Your experience is a minority, and most likely sourced in a country which doesn't use the Euro as its currency (like the UK)

By and large, European locales (this is orthogonal to language) put the € sign at the same place they put their previous currency signs, and for most of them it's after: the Dutch, Austrians, Cypriots, Irish, Liechtensteiner, Latvian and Maletese use the prefix form, everybody else uses postfix (about 80% of EU population, slightly more than that wrt Euro-using countries as the UK amounts for 12.5% of the EU population but doesn't use the Euro)

See http://en.wikipedia.org/wiki/Linguistic_issues_concerning_th... for a reasonably complete table.



That table claims it follows the value in Germany, that is not entirely correct.

Colloquially, EUR values are expressed with the currency symbol following the value, but in nearly all business correspondence (i.e. invoices, contracts, etc), it is actually prefixed and in many cases (likely for historical compatibility reasons) spelled out.

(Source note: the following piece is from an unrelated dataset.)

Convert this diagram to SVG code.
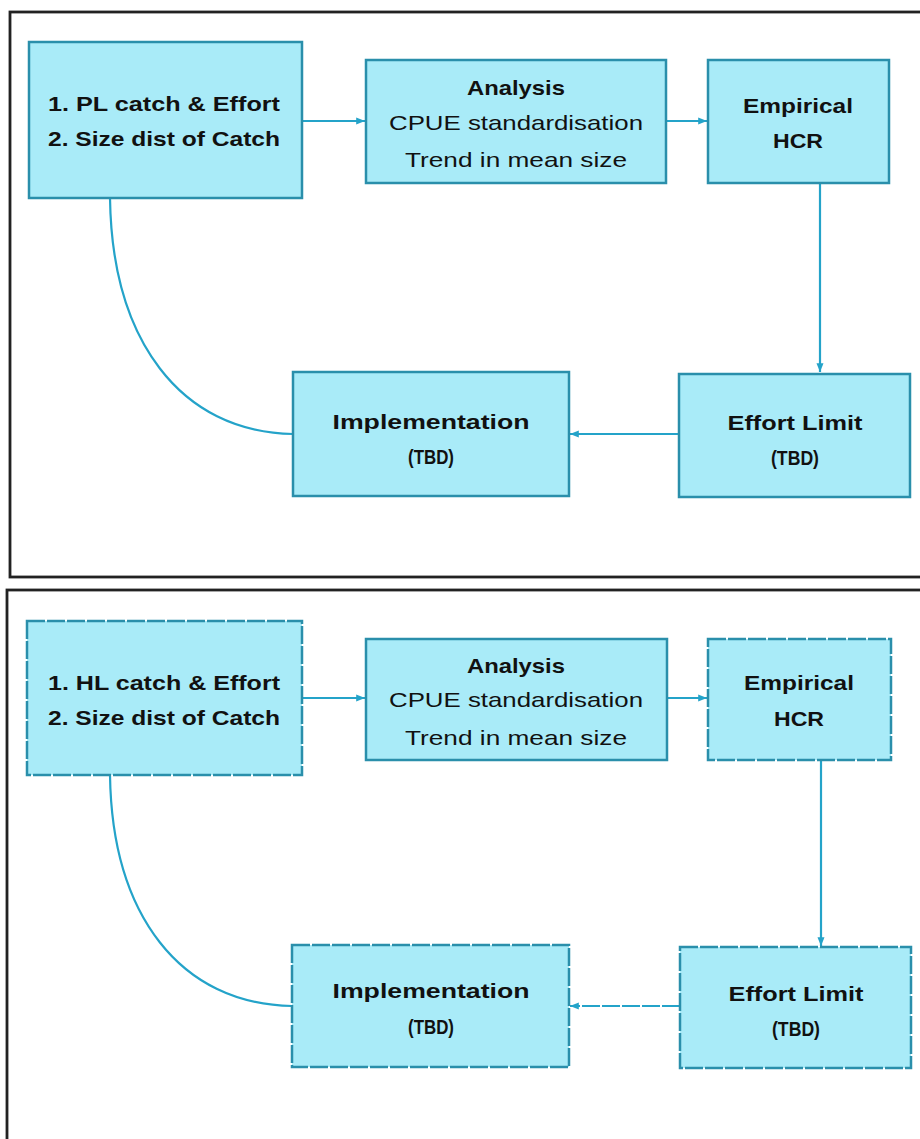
<svg xmlns="http://www.w3.org/2000/svg" width="920" height="1139" viewBox="0 0 920 1139">
<style>
.frame{fill:none;stroke:#222;stroke-width:2.8}
.box{fill:#a9ebf8;stroke:#2a8fab;stroke-width:2.5}
.dash{stroke-dasharray:18 2}
.conn{fill:none;stroke:#24a3c9;stroke-width:2.2}
.b{font-family:"Liberation Sans",Arial,sans-serif;font-weight:bold;font-size:21px;fill:#111;text-anchor:middle}
.r{font-family:"Liberation Sans",Arial,sans-serif;font-size:21px;fill:#111;text-anchor:middle}
</style>
<defs>
<marker id="ah" viewBox="0 0 10 10" refX="10" refY="5" markerWidth="4" markerHeight="4" orient="auto" markerUnits="strokeWidth">
<path d="M0,1 L10,5 L0,9 z" fill="#24a3c9"/>
</marker>
</defs>
<rect width="920" height="1139" fill="#fff"/>
<rect class="frame" x="10" y="12" width="930" height="565"/>
<rect class="frame" x="7" y="590" width="930" height="580"/>

<g id="connectors">
<line class="conn" x1="302" y1="121" x2="365" y2="121" marker-end="url(#ah)"/>
<line class="conn" x1="666" y1="121" x2="707" y2="121" marker-end="url(#ah)"/>
<line class="conn" x1="820" y1="183" x2="820" y2="372" marker-end="url(#ah)"/>
<line class="conn" x1="680" y1="434" x2="570" y2="434" marker-end="url(#ah)"/>
<path class="conn" d="M110,198 C112,340 180,432 293,434"/>
<line class="conn" x1="302" y1="698" x2="365" y2="698" marker-end="url(#ah)"/>
<line class="conn" x1="667" y1="698" x2="707" y2="698" marker-end="url(#ah)"/>
<line class="conn" x1="821" y1="760" x2="821" y2="946" marker-end="url(#ah)"/>
<line class="conn dash" x1="680" y1="1006" x2="570" y2="1006" marker-end="url(#ah)"/>
<path class="conn" d="M110,775 C112,915 180,1004 292,1006"/>
</g>

<g id="top-data">
<rect class="box" x="29" y="42" width="273" height="156"/>
<text class="b" x="164" y="111" textLength="232" lengthAdjust="spacingAndGlyphs">1. PL catch &amp; Effort</text>
<text class="b" x="164" y="146" textLength="232" lengthAdjust="spacingAndGlyphs">2. Size dist of Catch</text>
</g>
<g id="top-analysis">
<rect class="box" x="366" y="60" width="300" height="123"/>
<text class="b" x="516" y="95" textLength="98" lengthAdjust="spacingAndGlyphs">Analysis</text>
<text class="r" x="516" y="130" textLength="254" lengthAdjust="spacingAndGlyphs">CPUE standardisation</text>
<text class="r" x="516" y="167" textLength="222" lengthAdjust="spacingAndGlyphs">Trend in mean size</text>
</g>
<g id="top-hcr">
<rect class="box" x="708" y="60" width="181" height="123"/>
<text class="b" x="798" y="113" textLength="110" lengthAdjust="spacingAndGlyphs">Empirical</text>
<text class="b" x="798" y="148" textLength="50" lengthAdjust="spacingAndGlyphs">HCR</text>
</g>
<g id="top-effort">
<rect class="box" x="679" y="374" width="231" height="123"/>
<text class="b" x="795" y="430" textLength="135" lengthAdjust="spacingAndGlyphs">Effort Limit</text>
<text class="b" x="795" y="465" textLength="48" lengthAdjust="spacingAndGlyphs">(TBD)</text>
</g>
<g id="top-impl">
<rect class="box" x="293" y="372" width="276" height="124"/>
<text class="b" x="431" y="429" textLength="197" lengthAdjust="spacingAndGlyphs">Implementation</text>
<text class="b" x="431" y="464" textLength="46" lengthAdjust="spacingAndGlyphs">(TBD)</text>
</g>

<g id="bot-data">
<rect class="box dash" x="27" y="621" width="275" height="154"/>
<text class="b" x="164" y="690" textLength="232" lengthAdjust="spacingAndGlyphs">1. HL catch &amp; Effort</text>
<text class="b" x="164" y="725" textLength="232" lengthAdjust="spacingAndGlyphs">2. Size dist of Catch</text>
</g>
<g id="bot-analysis">
<rect class="box" x="366" y="639" width="301" height="121"/>
<text class="b" x="516" y="673" textLength="98" lengthAdjust="spacingAndGlyphs">Analysis</text>
<text class="r" x="516" y="707" textLength="254" lengthAdjust="spacingAndGlyphs">CPUE standardisation</text>
<text class="r" x="516" y="745" textLength="222" lengthAdjust="spacingAndGlyphs">Trend in mean size</text>
</g>
<g id="bot-hcr">
<rect class="box dash" x="708" y="639" width="183" height="121"/>
<text class="b" x="799" y="690" textLength="110" lengthAdjust="spacingAndGlyphs">Empirical</text>
<text class="b" x="799" y="726" textLength="50" lengthAdjust="spacingAndGlyphs">HCR</text>
</g>
<g id="bot-effort">
<rect class="box dash" x="680" y="947" width="231" height="121"/>
<text class="b" x="796" y="1001" textLength="135" lengthAdjust="spacingAndGlyphs">Effort Limit</text>
<text class="b" x="796" y="1036" textLength="48" lengthAdjust="spacingAndGlyphs">(TBD)</text>
</g>
<g id="bot-impl">
<rect class="box dash" x="292" y="945" width="277" height="122"/>
<text class="b" x="431" y="998" textLength="197" lengthAdjust="spacingAndGlyphs">Implementation</text>
<text class="b" x="431" y="1034" textLength="46" lengthAdjust="spacingAndGlyphs">(TBD)</text>
</g>
</svg>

In other words, in day-to-day use you'd likely see this:

123,40 €

In more formal situations and invoices you'd expect this:

EUR 123,40

I'm not sure whether this split pre-dates the Euro. I recall seeing "DM 123,40" before the Euro, but I was too young to pay much attention to that kind of thing. Most signage used "123,40 DM" or even "12 Pf." (for Pfennig, the equivalent of cents) or left it off entirely, I think.